# START OF Records to use

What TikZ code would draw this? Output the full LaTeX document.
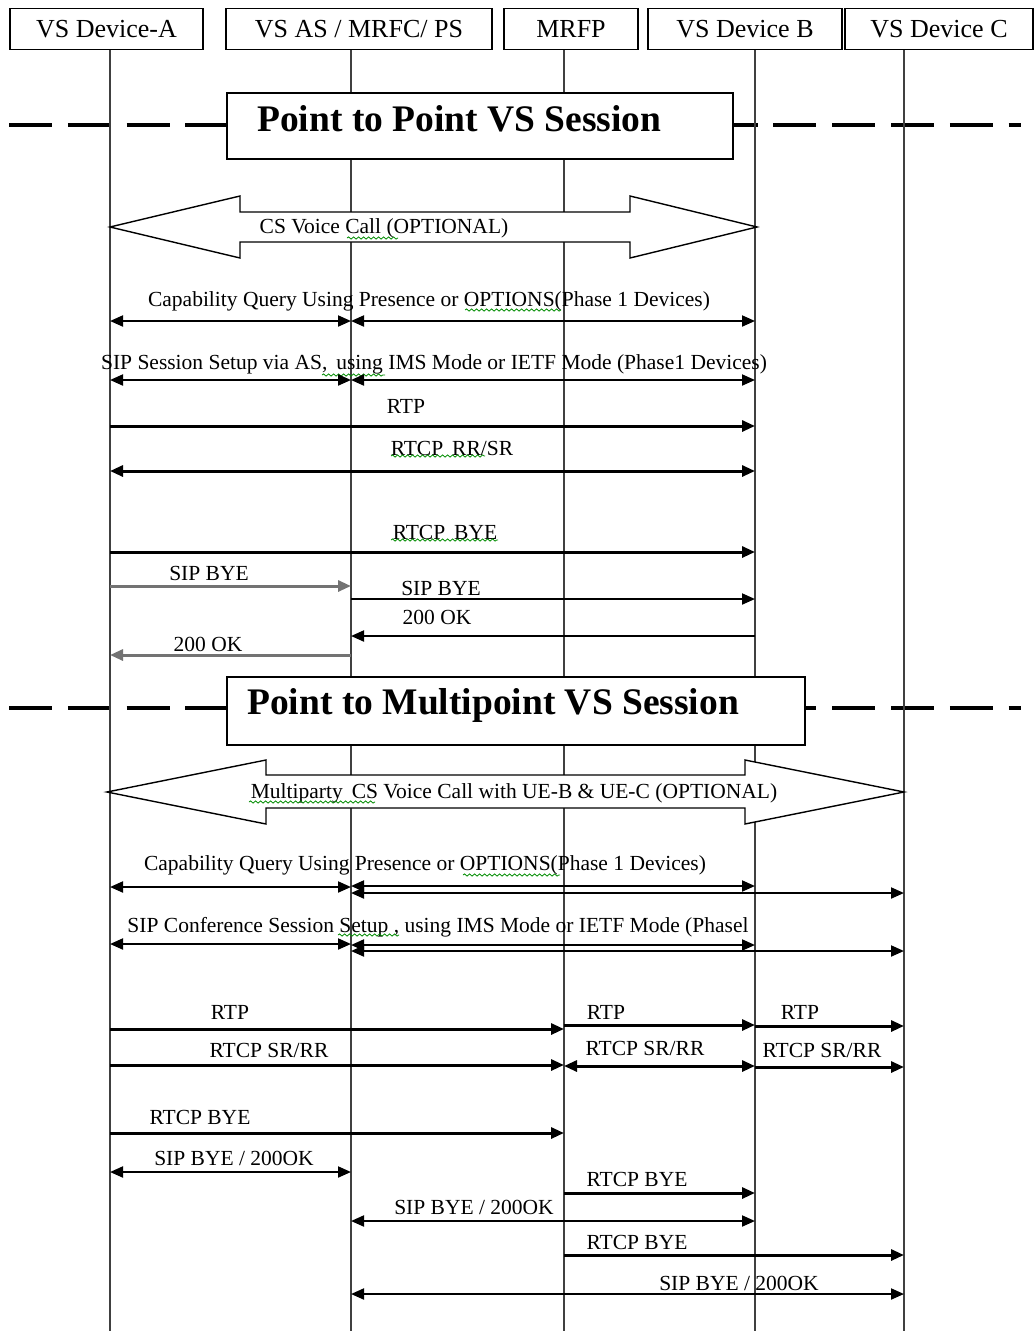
\documentclass[tikz,border=0pt]{standalone}
\usepackage{fontspec}
\setmainfont{Liberation Serif}
\usetikzlibrary{arrows.meta,decorations.pathmorphing}
\tikzset{
  hdr/.style={draw, line width=1.4pt, minimum height=41pt, inner sep=0pt, font=\fontsize{26}{29}\selectfont},
  life/.style={line width=1.4pt, draw=black!75},
  lbl/.style={inner sep=0pt, font=\fontsize{21.5}{24}\selectfont},
  tipA/.style={-{Triangle[length=13pt,width=11pt]}},
  tipB/.style={{Triangle[length=13pt,width=11pt]}-{Triangle[length=13pt,width=11pt]}},
  msg/.style={line width=2pt, tipA},
  dmsg/.style={line width=2pt, tipB},
  heavy/.style={line width=3pt},
  greyline/.style={draw=black!55},
  banner/.style={draw, fill=white, line width=1.4pt, inner sep=0pt},
  btxt/.style={anchor=west, inner sep=0pt, font=\fontsize{37.5}{42}\selectfont\bfseries},
  sepline/.style={line width=3.5pt, dash pattern=on 43pt off 15.8pt},
  bigarrow/.style={draw, fill=white, line width=1.4pt, line join=miter},
  squig/.style={draw=green!55!black, line width=0.8pt, decorate, decoration={snake, amplitude=1.1pt, segment length=5pt}}
}
\begin{document}
\begin{tikzpicture}[x=1pt,y=-1pt]
\useasboundingbox (0,0) rectangle (1035,1331);

% lifeline anchors
\coordinate (lA)  at (110,49);
\coordinate (lAS) at (351,49);
\coordinate (lM)  at (564,49);
\coordinate (lB)  at (755,49);
\coordinate (lC)  at (904,49);

% separators
\draw[sepline] (9,125) -- (1021,125);
\draw[sepline] (9,708) -- (1021,708);

% lifelines
\foreach \l in {lA,lAS,lM,lB,lC}{
  \draw[life] (\l) -- (\l |- 0,1331);
}

% header boxes
\node[hdr, minimum width=193pt] (hA)  at (106.5,29) {VS Device-A};
\node[hdr, minimum width=266pt] (hAS) at (359,29)   {VS AS / MRFC/ PS};
\node[hdr, minimum width=134pt] (hM)  at (571,29)   {MRFP};
\node[hdr, minimum width=194pt] (hB)  at (745,29)   {VS Device B};
\node[hdr, minimum width=188pt] (hC)  at (939,29)   {VS Device C};

% ===== Point to Point =====
\node[banner, minimum width=506pt, minimum height=66pt] (b1) at (480,126) {};
\node[btxt] (b1t) at (257,119) {Point to Point VS Session};

\path[bigarrow] (110,227) -- (240,196) -- (240,212) -- (630,212) -- (630,196) -- (757,227)
  -- (630,258) -- (630,242) -- (240,242) -- (240,258) -- cycle;
\node[lbl] (cs1) at (384,228) {CS Voice Call (OPTIONAL)};
\draw[squig] (347,238) -- (398,238);

\node[lbl] (t1) at (429,301) {Capability Query Using Presence or OPTIONS(Phase 1 Devices)};
\draw[squig] (465,310) -- (561,310);
\draw[dmsg] (lA |- 0,321) -- (lAS |- 0,321);
\draw[dmsg] (lAS |- 0,321) -- (lB |- 0,321);

\node[lbl] (t2) at (434,364) {SIP Session Setup via AS,\, using IMS Mode or IETF Mode (Phase1 Devices)};
\draw[squig] (322,375) -- (385,375);
\draw[dmsg] (lA |- 0,380) -- (lAS |- 0,380);
\draw[dmsg] (lAS |- 0,380) -- (lB |- 0,380);

\node[lbl] (t3) at (406,406) {RTP};
\draw[msg, heavy] (lA |- 0,426) -- (lB |- 0,426);

\node[lbl] (t4) at (452,448) {RTCP\, RR/SR};
\draw[squig] (391,456) -- (485,456);
\draw[dmsg, heavy] (lA |- 0,471) -- (lB |- 0,471);

\node[lbl] (t5) at (445,532) {RTCP\, BYE};
\draw[squig] (391,540) -- (498,540);
\draw[msg, heavy] (lA |- 0,552) -- (lB |- 0,552);

\node[lbl] (t6) at (209,573) {SIP BYE};
\draw[msg, heavy, greyline] (lA |- 0,586) -- (lAS |- 0,586);

\node[lbl] (t7) at (441,588) {SIP BYE};
\draw[msg] (lAS |- 0,599) -- (lB |- 0,599);

\node[lbl] (t8) at (437,617) {200 OK};
\draw[msg] (lB |- 0,636) -- (lAS |- 0,636);

\node[lbl] (t9) at (208,644) {200 OK};
\draw[msg, heavy, greyline] (lAS |- 0,655) -- (lA |- 0,655);

% ===== Point to Multipoint =====
\node[banner, minimum width=578pt, minimum height=68pt] (b2) at (516,711) {};
\node[btxt] (b2t) at (247,705) {Point to Multipoint VS Session};

\path[bigarrow] (107,792) -- (266,760) -- (266,775) -- (745,775) -- (745,760) -- (904,792)
  -- (745,824) -- (745,808) -- (266,808) -- (266,824) -- cycle;
\node[lbl] (cs2) at (514,793) {Multiparty\, CS Voice Call with UE-B \& UE-C (OPTIONAL)};
\draw[squig] (249,802) -- (375,802);

\node[lbl] (u1) at (425,865) {Capability Query Using Presence or OPTIONS(Phase 1 Devices)};
\draw[squig] (463,875) -- (560,875);
\draw[dmsg] (lA |- 0,887) -- (lAS |- 0,887);
\draw[dmsg] (lAS |- 0,886) -- (lB |- 0,886);
\draw[dmsg] (lAS |- 0,893) -- (lC |- 0,893);

\node[lbl] (u2) at (438,927) {SIP Conference Session Setup , using IMS Mode or IETF Mode (Phasel};
\draw[squig] (338,935) -- (399,935);
\draw[dmsg] (lA |- 0,944) -- (lAS |- 0,944);
\draw[dmsg] (lAS |- 0,945) -- (lB |- 0,945);
\draw[dmsg] (lAS |- 0,951) -- (lC |- 0,951);

\node[lbl] (u3) at (230,1012) {RTP};
\draw[msg, heavy] (lA |- 0,1029) -- (lM |- 0,1029);
\node[lbl] (u4) at (606,1012) {RTP};
\draw[msg, heavy] (lM |- 0,1025) -- (lB |- 0,1025);
\node[lbl] (u5) at (800,1012) {RTP};
\draw[msg, heavy] (lB |- 0,1026) -- (lC |- 0,1026);

\node[lbl] (u6) at (269,1050) {RTCP SR/RR};
\draw[msg, heavy] (lA |- 0,1065) -- (lM |- 0,1065);
\node[lbl] (u7) at (645,1048) {RTCP SR/RR};
\draw[dmsg, heavy] (lM |- 0,1066) -- (lB |- 0,1066);
\node[lbl] (u8) at (822,1050) {RTCP SR/RR};
\draw[msg, heavy] (lB |- 0,1067) -- (lC |- 0,1067);

\node[lbl] (u9) at (200,1117) {RTCP BYE};
\draw[msg, heavy] (lA |- 0,1133) -- (lM |- 0,1133);

\node[lbl] (u10) at (234,1158) {SIP BYE / 200OK};
\draw[dmsg] (lA |- 0,1172) -- (lAS |- 0,1172);

\node[lbl] (u11) at (637,1179) {RTCP BYE};
\draw[msg, heavy] (lM |- 0,1193) -- (lB |- 0,1193);

\node[lbl] (u12) at (474,1207) {SIP BYE / 200OK};
\draw[dmsg] (lAS |- 0,1221) -- (lB |- 0,1221);

\node[lbl] (u13) at (637,1242) {RTCP BYE};
\draw[msg, heavy] (lM |- 0,1255) -- (lC |- 0,1255);

\node[lbl] (u14) at (739,1283) {SIP BYE / 200OK};
\draw[dmsg] (lAS |- 0,1294) -- (lC |- 0,1294);

\end{tikzpicture}
\end{document}
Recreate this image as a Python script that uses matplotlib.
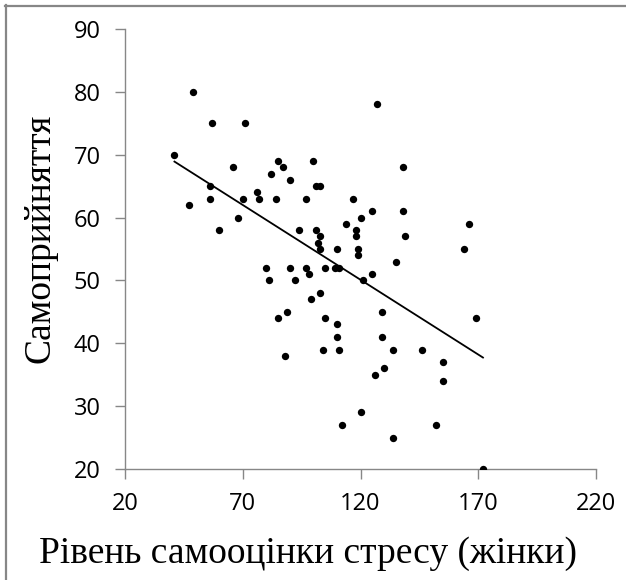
import numpy as np
import matplotlib
matplotlib.use("Agg")
import matplotlib.pyplot as plt
from matplotlib.lines import Line2D

# Data: stress self-assessment (women) vs self-acceptance
stress = [41, 49, 47, 57, 56, 56, 60, 66, 68, 70, 71, 76, 77, 80, 81, 82, 84, 85, 85, 87,
          88, 89, 90, 90, 92, 94, 97, 97, 98, 99, 100, 101, 101, 102, 103, 103, 103, 103, 104, 105,
          105, 110, 109, 110, 110, 111, 111, 112, 114, 117, 118, 118, 119, 119, 120, 120, 121, 125, 125, 126,
          127, 129, 129, 130, 134, 134, 135, 138, 138, 139, 146, 152, 155, 155, 164, 166, 169, 172]
acceptance = [70, 80, 62, 75, 65, 63, 58, 68, 60, 63, 75, 64, 63, 52, 50, 67, 63, 69, 44, 68,
              38, 45, 66, 52, 50, 58, 63, 52, 51, 47, 69, 65, 58, 56, 65, 57, 55, 48, 39, 52,
              44, 55, 52, 43, 41, 52, 39, 27, 59, 63, 58, 57, 55, 54, 60, 29, 50, 61, 51, 35,
              78, 45, 41, 36, 39, 25, 53, 68, 61, 57, 39, 27, 37, 34, 55, 59, 44, 20]

x_ticks = [20, 70, 120, 170, 220]
y_ticks = [20, 30, 40, 50, 60, 70, 80, 90]
x_label = "Рівень самооцінки стресу (жінки)"
y_label = "Самоприйняття"

W, H = 626, 580
fig = plt.figure(figsize=(W / 100, H / 100), dpi=100)
ax = fig.add_axes([125 / W, (H - 469) / H, 471 / W, 440 / H])

x = np.array(stress, dtype=float)
y = np.array(acceptance, dtype=float)
ax.scatter(x, y, s=28, color="black", zorder=3, linewidths=0)

k, b = np.polyfit(x, y, 1)
xs = np.array([x.min(), x.max()])
ax.plot(xs, k * xs + b, color="black", lw=1.3, zorder=2)

ax.set_xlim(20, 220)
ax.set_ylim(20, 90)
ax.set_xticks(x_ticks)
ax.set_yticks(y_ticks)
tick_font = dict(family="Open Sans", size=17, color="black")
ax.set_xticklabels([str(t) for t in x_ticks], fontdict=tick_font)
ax.set_yticklabels([str(t) for t in y_ticks], fontdict=tick_font)

gray = "#878787"
for s in ["top", "right"]:
    ax.spines[s].set_visible(False)
for s in ["left", "bottom"]:
    ax.spines[s].set_color(gray)
    ax.spines[s].set_linewidth(1.0)
ax.tick_params(axis="both", colors=gray, length=7.5, width=1.0, labelcolor="black")
ax.tick_params(axis="y", pad=10)
ax.tick_params(axis="x", pad=9)

fig.text(308 / W, 17 / H, x_label, ha="center", va="baseline",
         fontsize=27, family="Liberation Serif")
fig.text(40 / W, 1 - 238 / H, y_label, ha="center", va="center", rotation=90,
         fontsize=27, family="Liberation Serif")

# outer border (top and left visible)
fig.add_artist(Line2D([5 / W, 1.0], [1 - 5.5 / H, 1 - 5.5 / H], color=gray, lw=1.6,
                      transform=fig.transFigure))
fig.add_artist(Line2D([5.5 / W, 5.5 / W], [0, 1 - 5 / H], color=gray, lw=1.6,
                      transform=fig.transFigure))

fig.savefig("out.png", dpi=100)
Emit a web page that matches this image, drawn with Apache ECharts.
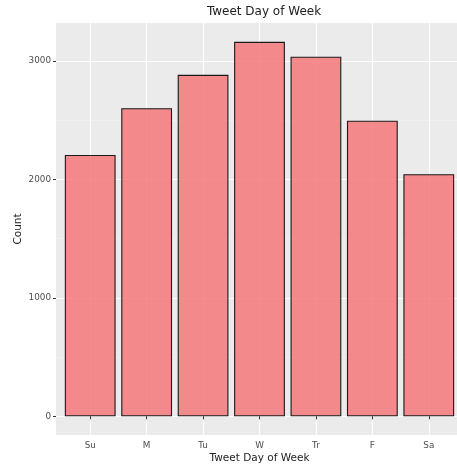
<!DOCTYPE html>
<html><head><meta charset="utf-8">
<script src="https://cdn.jsdelivr.net/npm/echarts@6/dist/echarts.min.js"></script>
<style>html,body{margin:0;padding:0;background:#fff}#c{width:457px;height:467px}</style>
</head><body><div id="c"></div>
<script>
const days = ['Su', 'M', 'Tu', 'W', 'Tr', 'F', 'Sa'];
const counts = [2206, 2600, 2882, 3160, 3034, 2495, 2043];
const yMajorTicks = [0, 1000, 2000, 3000];
const yMinorTicks = [500, 1500, 2500];
const yMin = -158, yMax = 3319;
const chart = echarts.init(document.getElementById('c'), null, {renderer: 'canvas'});
const FONT = 'DejaVu Sans';
chart.setOption({
  animation: false,
  backgroundColor: '#ffffff',
  title: {
    text: 'Tweet Day of Week', left: 259, top: 1, textAlign: 'center',
    textStyle: {fontFamily: FONT, fontSize: 12, fontWeight: 'normal', color: '#222'}
  },
  grid: [
    {left: 62, right: 0, top: 23, bottom: 32, containLabel: false, outerBoundsMode: 'none'},
    {left: 56, right: 0, top: 23, bottom: 32, containLabel: false, outerBoundsMode: 'none',
     show: true, backgroundColor: '#EBEBEB', borderWidth: 0, z: 0}
  ],
  xAxis: [
    {type: 'category', gridIndex: 0, data: days, boundaryGap: true,
     name: 'Tweet Day of Week', nameLocation: 'middle', nameGap: 18, nameMoveOverlap: false,
     nameTextStyle: {fontFamily: FONT, fontSize: 10.5, color: '#222'},
     axisLine: {show: false},
     axisTick: {show: true, alignWithLabel: true, length: 3, lineStyle: {color: '#333', width: 1}},
     axisLabel: {fontFamily: FONT, fontSize: 8.8, color: '#4D4D4D', margin: 6},
     splitLine: {show: true, alignWithLabel: true, lineStyle: {color: '#ffffff', width: 1.1}}
    },
    {type: 'value', gridIndex: 1, show: false, min: 0, max: 1}
  ],
  yAxis: [
    {type: 'value', gridIndex: 0, min: yMin, max: yMax, show: false, splitLine: {show: false}},
    {type: 'value', gridIndex: 1, min: yMin, max: yMax, position: 'left',
     name: 'Count', nameLocation: 'middle', nameRotate: 90, nameGap: 32, nameMoveOverlap: false,
     nameTextStyle: {fontFamily: FONT, fontSize: 10.5, color: '#222'},
     axisLine: {show: false},
     axisTick: {show: true, length: 3, customValues: yMajorTicks, lineStyle: {color: '#333', width: 1}},
     axisLabel: {fontFamily: FONT, fontSize: 8.8, color: '#4D4D4D', margin: 5, customValues: yMajorTicks,
                 formatter: v => String(v)},
     splitLine: {show: true, lineStyle: {color: '#ffffff', width: 1.1}}
    },
    {type: 'value', gridIndex: 1, min: yMin, max: yMax, position: 'left',
     axisLine: {show: false},
     axisTick: {show: false, customValues: yMinorTicks},
     axisLabel: {show: false, customValues: yMinorTicks},
     splitLine: {show: true, lineStyle: {color: '#F4F4F4', width: 0.6}}
    }
  ],
  series: [{
    type: 'bar', xAxisIndex: 0, yAxisIndex: 0, data: counts, barWidth: '90%',
    itemStyle: {color: 'rgba(246,120,122,0.85)', borderColor: '#1a1a1a', borderWidth: 1.1}
  }]
});
</script></body></html>
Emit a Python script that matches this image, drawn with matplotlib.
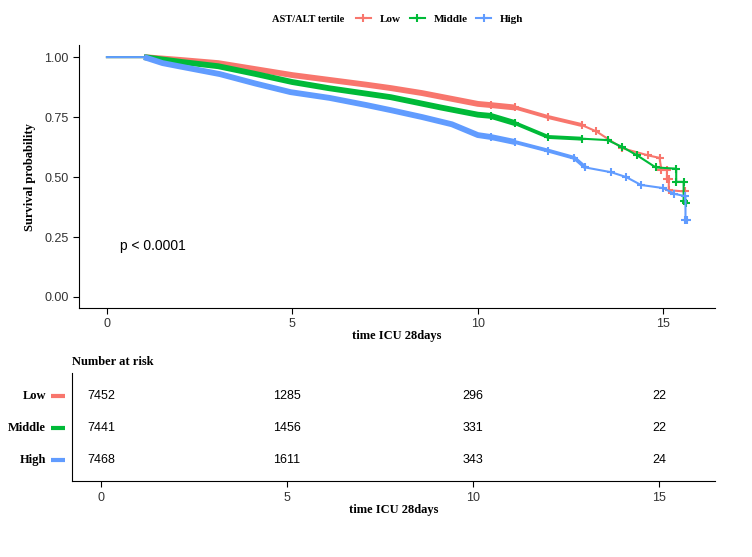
import numpy as np
import matplotlib
matplotlib.use("Agg")
import matplotlib.pyplot as plt
from matplotlib.lines import Line2D

# Kaplan-Meier curves (time, survival); repeated times are drops
low_t = [0, 1.0, 2.0, 3.0, 4.0, 5.0, 6.0, 7.0, 7.65, 8.5, 9.0, 10.0, 10.35, 11.0, 11.9,
         12.8, 13.2, 13.9, 14.6, 14.9, 14.95, 15.1, 15.1, 15.15, 15.15, 15.58]
low_s = [1.0, 1.0, 0.988, 0.975, 0.95, 0.925, 0.905, 0.885, 0.871, 0.85, 0.835, 0.805, 0.80,
         0.79, 0.75, 0.717, 0.69, 0.62, 0.59, 0.58, 0.53, 0.53, 0.49, 0.49, 0.445, 0.44]
mid_t = [0, 1.0, 2.0, 3.0, 4.0, 5.0, 6.0, 7.65, 9.0, 10.0, 10.35, 11.0, 11.9, 12.8, 13.5,
         13.9, 14.3, 14.8, 15.35, 15.35, 15.55, 15.55, 15.62]
mid_s = [1.0, 1.0, 0.98, 0.962, 0.93, 0.896, 0.87, 0.833, 0.79, 0.76, 0.755, 0.725, 0.667,
         0.66, 0.654, 0.625, 0.59, 0.54, 0.535, 0.48, 0.48, 0.40, 0.39]
high_t = [0, 1.0, 1.5, 2.0, 3.05, 4.0, 4.95, 6.0, 7.0, 7.65, 8.5, 9.3, 10.0, 10.35, 11.0,
          11.9, 12.6, 12.9, 13.6, 14.0, 14.4, 15.0, 15.3, 15.6, 15.6, 15.63]
high_s = [1.0, 1.0, 0.975, 0.96, 0.929, 0.89, 0.854, 0.83, 0.80, 0.779, 0.75, 0.72, 0.675,
          0.667, 0.646, 0.61, 0.58, 0.54, 0.52, 0.50, 0.467, 0.454, 0.43, 0.42, 0.32, 0.32]

groups = ["Low", "Middle", "High"]
colors = ["#F8766D", "#00BA38", "#619CFF"]

risk_times = [0, 5, 10, 15]
risk_low = [7452, 1285, 296, 22]
risk_mid = [7441, 1456, 331, 22]
risk_high = [7468, 1611, 343, 24]

serif = "Liberation Serif"
sans = "Liberation Sans"

fig = plt.figure(figsize=(7.52, 5.57), dpi=100)

# main survival plot
ax = fig.add_axes([0.105, 0.447, 0.846, 0.472])
curves = [(low_t, low_s), (mid_t, mid_s), (high_t, high_s)]
for (t, s), c in zip(curves, colors):
    t = np.array(t)
    s = np.array(s)
    ax.plot(t, s, color=c, lw=1.5)
    # dense censor marks make the early part look like a thick band
    band = (t >= 1.0) & (t <= 11.5)
    ax.plot(t[band], s[band], color=c, lw=4.2, solid_capstyle="butt")
    mid = (t >= 11.0) & (t <= 13.0)
    ax.plot(t[mid], s[mid], color=c, lw=2.8, solid_capstyle="butt")
    late = t > 10.0
    ax.plot(t[late], s[late], "+", color=c, ms=6, mew=1.5)

ax.set_xlim(-0.755, 16.4)
ax.set_ylim(-0.046, 1.05)
ax.set_xticks([0, 5, 10, 15])
ax.set_yticks([0, 0.25, 0.5, 0.75, 1.0])
ax.set_yticklabels(["0.00", "0.25", "0.50", "0.75", "1.00"])
for side in ["top", "right"]:
    ax.spines[side].set_visible(False)
ax.tick_params(labelsize=9, length=4, colors="black")
for lab in ax.get_xticklabels() + ax.get_yticklabels():
    lab.set_fontfamily(sans)
    lab.set_color("#333333")
ax.set_xlabel("time ICU 28days", fontfamily=serif, fontweight="bold", fontsize=9, labelpad=0)
ax.set_ylabel("Survival probability", fontfamily=serif, fontweight="bold", fontsize=9, labelpad=6)
ax.text(0.35, 0.2125, "p < 0.0001", fontfamily=sans, fontsize=10, va="center", ha="left")

# legend on top
fig.text(344 / 752, 1 - 19 / 557, "AST/ALT tertile", fontfamily=serif, fontweight="bold",
         fontsize=7.5, ha="right", va="center")
handles = [Line2D([], [], color=c, lw=1.5, marker="+", ms=6, mew=1.5) for c in colors]
leg = fig.legend(handles, groups, loc="center left", bbox_to_anchor=(348 / 752, 1 - 19 / 557),
                 ncol=3, frameon=False, handlelength=1.35, handletextpad=0.8, columnspacing=0.8,
                 borderpad=0.2, prop={"family": serif, "weight": "bold", "size": 8})

# risk table
rax = fig.add_axes([0.0957, 0.136, 0.855, 0.194])
rax.set_xlim(-0.78, 16.5)
rax.set_ylim(-0.656, 2.72)
rows = [risk_low, risk_mid, risk_high]
ypos = [2, 1, 0]
for vals, y in zip(rows, ypos):
    for t, v in zip(risk_times, vals):
        rax.text(t, y, str(v), ha="center", va="center", fontfamily=sans, fontsize=9)
for g, c, y in zip(groups, colors, ypos):
    rax.text(-1.48, y, g, ha="right", va="center", fontfamily=serif, fontweight="bold",
             fontsize=9, clip_on=False)
    rax.plot([-1.34, -0.97], [y, y], color=c, lw=3, clip_on=False, solid_capstyle="butt")
rax.set_xticks(risk_times)
rax.set_yticks([])
for side in ["top", "right"]:
    rax.spines[side].set_visible(False)
rax.tick_params(labelsize=9, length=4)
for lab in rax.get_xticklabels():
    lab.set_fontfamily(sans)
    lab.set_color("#333333")
rax.set_xlabel("time ICU 28days", fontfamily=serif, fontweight="bold", fontsize=9, labelpad=0)
rax.set_title("Number at risk", loc="left", fontfamily=serif, fontweight="bold", fontsize=9,
              pad=6)

fig.savefig("out.png", dpi=100)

# END OF Records to use

=== Directions ===
Filter the entries down to the lines containing "Emit". Copy each of those lines.

=== Response ===
Emit a web page that matches this image, drawn with Apache ECharts.
Emit a Python script that matches this image, drawn with matplotlib.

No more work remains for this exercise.